When people feel that automation is coming for them, instead of with them, fear takes over. And when there’s fear, there’s no ownership, no creativity, and no real progress.

Speed, at the expense of clarity, culture, or client connection, is not progress. It’s just speed.

We Changed the Question

For a while, the dominant question was: “How many roles can we replace?”

But that never sat right with us.

We asked something different: “How can we amplify the value of the people we already have?”

That one shift changed everything.

We stopped viewing automation as a cost-cutting lever and started seeing it as a value amplifier. We automated tasks, not people.

But here’s the hard truth: not everyone embraced the shift. Some evolved, learned new tools, and leaned into the opportunity.

Others waited for direction, clung to old habits, and slowly became irrelevant, not because of AI, but because they refused to adapt.

We didn’t eliminate ownership, we upgraded it. And we made it clear: in this new era, contribution looks different. Those who grow with it become indispensable. Those who don’t… eventually replace themselves.

A Real Example

When we introduced AI into our live monitoring processes, it wasn’t to cut headcount. It was to help our operators respond faster in moments that matter.

One of them went from managing 70 vehicles per shift… to more than 200. Not because she works more. But because now she sees what matters.

Technology filtered the noise, she drives the action. That’s the kind of transformation we believe in.

The Real Threat Isn’t AI, It’s Irrelevance

People don’t fear automation. They fear becoming replaceable.

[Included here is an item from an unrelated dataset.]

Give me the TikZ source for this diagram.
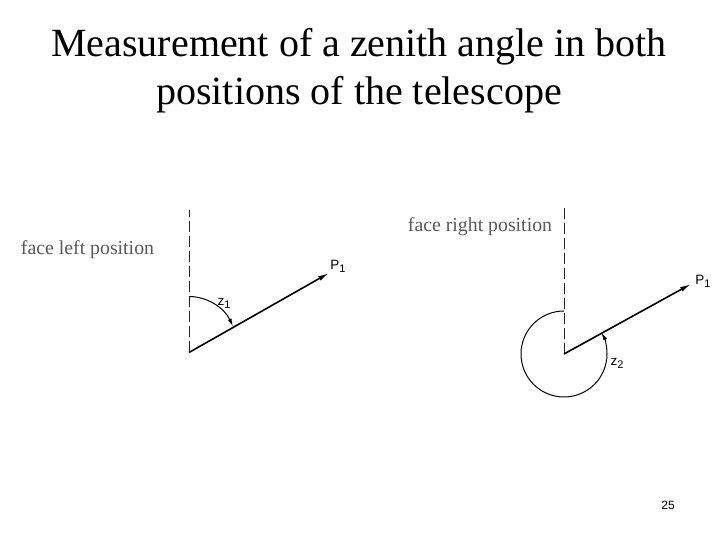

Our job as leaders is to show that technology can elevate, not eliminate their contribution. Leading through change means asking the harder questions: Are we solving for cost, or for value? Are we replacing people, or empowering them?

Because if everything you do can be done by an algorithm, the problem isn’t the algorithm.

What’s the Real ROI of Automation?

Some will say: “It saves hours.” And that’s good.

But what really matters is:

  • Are we making better decisions?
  • Are we improving the customer experience?
  • Are our people more focused?
  • Are we spending time on what truly moves the business?

 

That’s where the value lies. If a tool saves five hours a week, great. But if it helps recover a client, close a deal, or prevent a crisis, that’s transformational.

The Future Won’t Be Defined by Tools, But by Intentions

At Numaris, we made a clear decision: AI is not a shortcut for cuts.

It’s a lever to raise the ceiling for everyone on our team.

Because in the end, it’s not about doing more with less. It’s about doing the right things, with clarity, focus, and purpose.

And that purpose, even in the age of automation, is still deeply human.